Cuentan sus biógrafos que la policía investigó al maestro malagueño por sus supuestos planes para robar la Mona Lisa, por la que sentía una atracción irresistible. La desaparición de la obra en agosto de 1911 —“el robo de propiedad más famoso en tiempos de paz», como escribió Noah Charmey— le puso en el disparadero junto al poeta Guillaume Apollinaire. A su amigo lo detuvieron, lo dejaron un par de días en el calabozo, y después fueron a por Picasso. Cuando los reunieron para un interrogatorio conjunto, el malagueño no dudó en dejar a su amigo en la estacada: “Nunca lo había visto antes”.

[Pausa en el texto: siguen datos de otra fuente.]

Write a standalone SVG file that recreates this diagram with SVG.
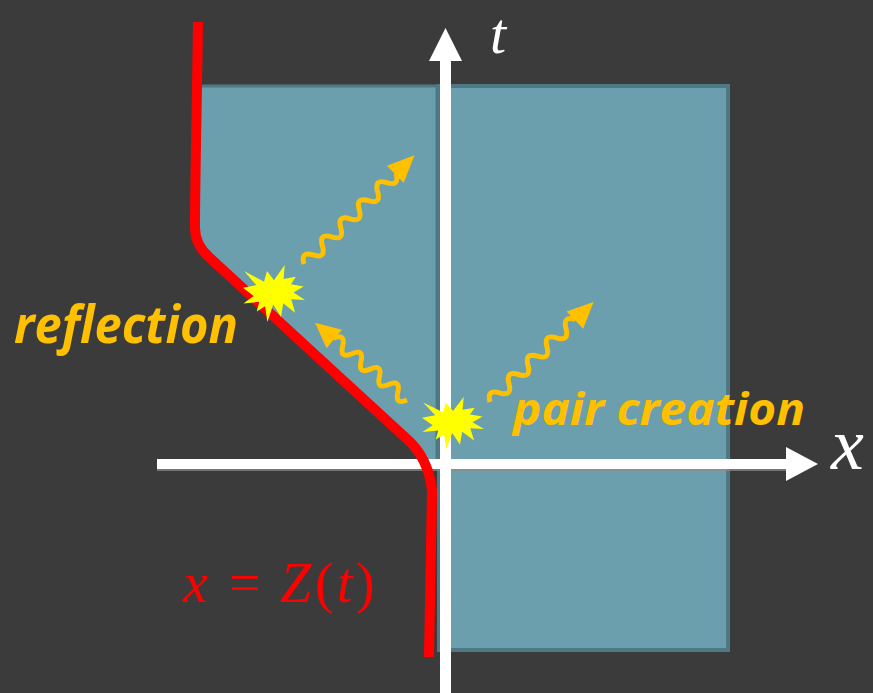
<svg xmlns="http://www.w3.org/2000/svg" xmlns:xlink="http://www.w3.org/1999/xlink" width="873" height="693" viewBox="0 0 873 693">
<style>
.region{fill:#6c9fae;stroke:#4f7885}
.axis{fill:#ffffff}
.photon{fill:none;stroke:#ffc000;stroke-width:5}
.head{fill:#ffc000}
.star{fill:#ffff00}
.label{fill:#ffc000;font-family:"Open Sans","Lato",sans-serif;font-weight:bold;font-style:italic}
.math{font-family:"Liberation Serif","DejaVu Serif",serif}
</style>
<defs>
<polygon id="seal" points="31,15.3 41.7,0 40.6,14.1 52.8,11.8 47.9,19.3 60.6,21.5 50.5,27.6 62,35.1 48.3,34.2 52.1,47.8 40.2,38.2 38,52.1 30.2,39.4 24.4,57 22.1,41.2 13.7,46.5 16.3,36.8 0.4,38.5 10.7,31.1 0,22.7 13.3,20.1 1.1,6.1 21,16.7 24,6.1"/>
</defs>
<rect width="873" height="693" fill="#3b3b3b"/>
<g id="region-left">
<path class="region" stroke-width="3" d="M197,86 L437,86 L437,464 L425,464 Q420,452 408,440 L210,258 Q195,245 195,228 C195,180 196,120 197,86 Z"/>
</g>
<g id="region-right">
<rect class="region" stroke-width="4" x="439" y="86" width="289" height="564"/>
</g>
<g id="axes">
<line x1="157" y1="470" x2="786" y2="470" stroke="#8a8a8a" stroke-width="1.5"/>
<rect class="axis" x="157" y="459" width="630" height="10"/>
<polygon class="axis" points="786,447 818,464 786,481"/>
<rect class="axis" x="440" y="59" width="11" height="634"/>
<polygon class="axis" points="429,61 445.5,28 462,61"/>
</g>
<g id="boundary">
<path d="M198,22 C197,100 195,180 195,228 Q195,245 210,258 L408,440 Q428,458 432,490 L429,657" fill="none" stroke="#ff0000" stroke-width="10" stroke-linejoin="round"/>
</g>
<g id="star-reflection">
<use xlink:href="#seal" class="star" transform="translate(243,265)"/>
</g>
<g id="star-pair">
<use xlink:href="#seal" class="star" transform="translate(422,397) scale(1,0.912)"/>
</g>
<g id="connectors">
<g transform="translate(304,264) rotate(-44.5)">
<path class="photon" d="M0,0 q6.45,-12 12.9,0 t12.9,0 t12.9,0 t12.9,0 t12.9,0 t12.9,0 t12.9,0 t12.9,0 t12.9,0 t12.9,0"/>
<polygon class="head" points="128,-12 155,0 128,12"/>
</g>
<g transform="translate(407,400) rotate(-140)">
<path class="photon" d="M0,0 q6,-12 12,0 t12,0 t12,0 t12,0 t12,0 t12,0 t12,0 t12,0"/>
<polygon class="head" points="95,-12 120,0 95,12"/>
</g>
<g transform="translate(490,402) rotate(-44)">
<path class="photon" d="M0,0 q6.6,-12 13.2,0 t13.2,0 t13.2,0 t13.2,0 t13.2,0 t13.2,0 t13.2,0 t13.2,0 t13.2,0"/>
<polygon class="head" points="118,-12 144,0 118,12"/>
</g>
</g>
<g id="labels">
<text class="label" x="14" y="343" font-size="52" textLength="224" lengthAdjust="spacingAndGlyphs">reflection</text>
<text class="label" x="513" y="425" font-size="44" textLength="292" lengthAdjust="spacingAndGlyphs">pair creation</text>
<text class="math" x="490" y="53" font-size="58" font-style="italic" fill="#ffffff">t</text>
<text class="math" x="831" y="469" font-size="74" font-style="italic" fill="#ffffff">x</text>
<text class="math" y="602" font-size="56" fill="#ff0000"><tspan x="183" font-style="italic">x</tspan><tspan x="229">=</tspan><tspan x="280" font-style="italic">Z</tspan><tspan x="315">(</tspan><tspan x="337" font-style="italic">t</tspan><tspan x="356">)</tspan></text>
</g>
</svg>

Aunque ambos fueron absueltos, Apollinaire vivió las consecuencias de aquel percance hasta su muerte, que apenas llegó siete años más tarde, y Picasso dejó un aviso imponente al mundo: nada detendría su ambición feroz. El maestro trabajó sin descanso cada día de su vida, y esta es —con toda probabilidad— la mayor lección que nos dejó al resto: nada se consigue sin esfuerzo, no hay talento que evite el sacrificio, solo serás un genio si trabajas como una mula. Él lo expresó con mejores palabras: “La inspiración existe, pero tiene que encontrarte trabajando”.